• _JOB_
Do not include the pictures; repeat the rest of the data exactly.

• _DATA EXTRACT_
═══
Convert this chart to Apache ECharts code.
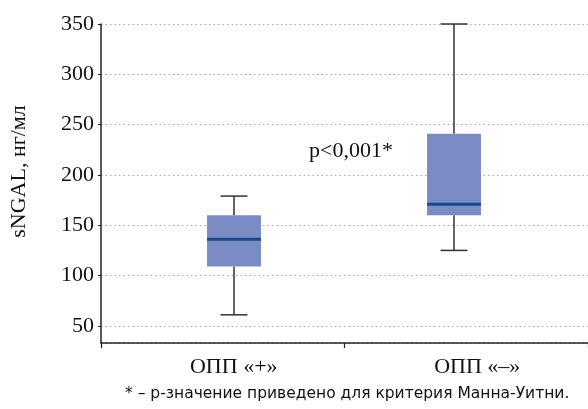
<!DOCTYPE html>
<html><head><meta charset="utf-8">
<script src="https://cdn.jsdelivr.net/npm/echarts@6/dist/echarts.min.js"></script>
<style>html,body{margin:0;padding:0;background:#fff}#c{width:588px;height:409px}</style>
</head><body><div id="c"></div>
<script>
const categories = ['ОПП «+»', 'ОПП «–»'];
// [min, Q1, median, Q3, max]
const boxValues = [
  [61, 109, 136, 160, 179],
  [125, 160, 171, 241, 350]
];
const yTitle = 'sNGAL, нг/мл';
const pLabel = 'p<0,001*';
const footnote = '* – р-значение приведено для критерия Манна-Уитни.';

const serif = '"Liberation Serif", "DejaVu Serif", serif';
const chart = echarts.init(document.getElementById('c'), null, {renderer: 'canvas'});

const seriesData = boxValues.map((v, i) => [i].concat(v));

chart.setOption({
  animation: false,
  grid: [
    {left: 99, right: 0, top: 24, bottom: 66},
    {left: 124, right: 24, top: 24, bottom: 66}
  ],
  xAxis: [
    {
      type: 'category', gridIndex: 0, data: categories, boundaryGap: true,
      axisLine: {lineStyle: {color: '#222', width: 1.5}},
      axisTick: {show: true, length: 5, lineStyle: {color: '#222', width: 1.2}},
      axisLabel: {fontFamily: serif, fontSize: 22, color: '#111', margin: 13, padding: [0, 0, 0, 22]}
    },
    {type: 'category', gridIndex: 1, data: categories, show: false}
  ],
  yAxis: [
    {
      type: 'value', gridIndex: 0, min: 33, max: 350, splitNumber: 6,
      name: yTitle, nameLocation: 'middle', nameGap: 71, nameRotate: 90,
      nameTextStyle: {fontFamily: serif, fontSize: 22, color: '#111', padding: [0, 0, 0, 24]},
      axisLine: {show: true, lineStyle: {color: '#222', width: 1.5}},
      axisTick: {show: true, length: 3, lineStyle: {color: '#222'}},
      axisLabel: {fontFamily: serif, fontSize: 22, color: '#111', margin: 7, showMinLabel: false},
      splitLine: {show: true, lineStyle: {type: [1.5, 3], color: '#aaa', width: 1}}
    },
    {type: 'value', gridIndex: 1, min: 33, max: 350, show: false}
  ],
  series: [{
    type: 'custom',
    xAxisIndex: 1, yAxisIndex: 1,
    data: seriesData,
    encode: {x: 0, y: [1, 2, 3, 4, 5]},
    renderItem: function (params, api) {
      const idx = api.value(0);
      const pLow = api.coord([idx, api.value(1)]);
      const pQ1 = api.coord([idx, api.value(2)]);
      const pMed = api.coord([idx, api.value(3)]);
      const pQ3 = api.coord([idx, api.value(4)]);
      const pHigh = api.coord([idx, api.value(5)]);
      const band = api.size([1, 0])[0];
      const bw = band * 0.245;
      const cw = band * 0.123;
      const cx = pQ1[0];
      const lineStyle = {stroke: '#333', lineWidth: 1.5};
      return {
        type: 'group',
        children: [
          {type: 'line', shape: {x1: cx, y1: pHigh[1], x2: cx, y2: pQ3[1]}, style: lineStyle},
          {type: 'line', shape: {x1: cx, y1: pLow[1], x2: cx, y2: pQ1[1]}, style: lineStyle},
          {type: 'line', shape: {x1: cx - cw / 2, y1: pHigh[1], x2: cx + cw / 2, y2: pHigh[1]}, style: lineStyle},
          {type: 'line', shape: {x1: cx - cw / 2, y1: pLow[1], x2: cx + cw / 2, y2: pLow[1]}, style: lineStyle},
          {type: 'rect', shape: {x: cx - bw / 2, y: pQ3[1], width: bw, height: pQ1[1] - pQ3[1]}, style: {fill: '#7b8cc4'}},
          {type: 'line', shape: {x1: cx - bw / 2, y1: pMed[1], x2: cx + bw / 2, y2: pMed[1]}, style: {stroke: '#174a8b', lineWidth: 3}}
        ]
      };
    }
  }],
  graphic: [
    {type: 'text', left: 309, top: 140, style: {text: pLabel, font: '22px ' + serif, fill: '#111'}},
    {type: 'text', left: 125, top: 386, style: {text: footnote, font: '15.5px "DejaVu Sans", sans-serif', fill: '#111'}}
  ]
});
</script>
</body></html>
═══
• _COMPLETED EXERCISE_
Convert this chart to Apache ECharts code.
<!DOCTYPE html>
<html><head><meta charset="utf-8">
<script src="https://cdn.jsdelivr.net/npm/echarts@6/dist/echarts.min.js"></script>
<style>html,body{margin:0;padding:0;background:#fff}#c{width:588px;height:409px}</style>
</head><body><div id="c"></div>
<script>
const categories = ['ОПП «+»', 'ОПП «–»'];
// [min, Q1, median, Q3, max]
const boxValues = [
  [61, 109, 136, 160, 179],
  [125, 160, 171, 241, 350]
];
const yTitle = 'sNGAL, нг/мл';
const pLabel = 'p<0,001*';
const footnote = '* – р-значение приведено для критерия Манна-Уитни.';

const serif = '"Liberation Serif", "DejaVu Serif", serif';
const chart = echarts.init(document.getElementById('c'), null, {renderer: 'canvas'});

const seriesData = boxValues.map((v, i) => [i].concat(v));

chart.setOption({
  animation: false,
  grid: [
    {left: 99, right: 0, top: 24, bottom: 66},
    {left: 124, right: 24, top: 24, bottom: 66}
  ],
  xAxis: [
    {
      type: 'category', gridIndex: 0, data: categories, boundaryGap: true,
      axisLine: {lineStyle: {color: '#222', width: 1.5}},
      axisTick: {show: true, length: 5, lineStyle: {color: '#222', width: 1.2}},
      axisLabel: {fontFamily: serif, fontSize: 22, color: '#111', margin: 13, padding: [0, 0, 0, 22]}
    },
    {type: 'category', gridIndex: 1, data: categories, show: false}
  ],
  yAxis: [
    {
      type: 'value', gridIndex: 0, min: 33, max: 350, splitNumber: 6,
      name: yTitle, nameLocation: 'middle', nameGap: 71, nameRotate: 90,
      nameTextStyle: {fontFamily: serif, fontSize: 22, color: '#111', padding: [0, 0, 0, 24]},
      axisLine: {show: true, lineStyle: {color: '#222', width: 1.5}},
      axisTick: {show: true, length: 3, lineStyle: {color: '#222'}},
      axisLabel: {fontFamily: serif, fontSize: 22, color: '#111', margin: 7, showMinLabel: false},
      splitLine: {show: true, lineStyle: {type: [1.5, 3], color: '#aaa', width: 1}}
    },
    {type: 'value', gridIndex: 1, min: 33, max: 350, show: false}
  ],
  series: [{
    type: 'custom',
    xAxisIndex: 1, yAxisIndex: 1,
    data: seriesData,
    encode: {x: 0, y: [1, 2, 3, 4, 5]},
    renderItem: function (params, api) {
      const idx = api.value(0);
      const pLow = api.coord([idx, api.value(1)]);
      const pQ1 = api.coord([idx, api.value(2)]);
      const pMed = api.coord([idx, api.value(3)]);
      const pQ3 = api.coord([idx, api.value(4)]);
      const pHigh = api.coord([idx, api.value(5)]);
      const band = api.size([1, 0])[0];
      const bw = band * 0.245;
      const cw = band * 0.123;
      const cx = pQ1[0];
      const lineStyle = {stroke: '#333', lineWidth: 1.5};
      return {
        type: 'group',
        children: [
          {type: 'line', shape: {x1: cx, y1: pHigh[1], x2: cx, y2: pQ3[1]}, style: lineStyle},
          {type: 'line', shape: {x1: cx, y1: pLow[1], x2: cx, y2: pQ1[1]}, style: lineStyle},
          {type: 'line', shape: {x1: cx - cw / 2, y1: pHigh[1], x2: cx + cw / 2, y2: pHigh[1]}, style: lineStyle},
          {type: 'line', shape: {x1: cx - cw / 2, y1: pLow[1], x2: cx + cw / 2, y2: pLow[1]}, style: lineStyle},
          {type: 'rect', shape: {x: cx - bw / 2, y: pQ3[1], width: bw, height: pQ1[1] - pQ3[1]}, style: {fill: '#7b8cc4'}},
          {type: 'line', shape: {x1: cx - bw / 2, y1: pMed[1], x2: cx + bw / 2, y2: pMed[1]}, style: {stroke: '#174a8b', lineWidth: 3}}
        ]
      };
    }
  }],
  graphic: [
    {type: 'text', left: 309, top: 140, style: {text: pLabel, font: '22px ' + serif, fill: '#111'}},
    {type: 'text', left: 125, top: 386, style: {text: footnote, font: '15.5px "DejaVu Sans", sans-serif', fill: '#111'}}
  ]
});
</script>
</body></html>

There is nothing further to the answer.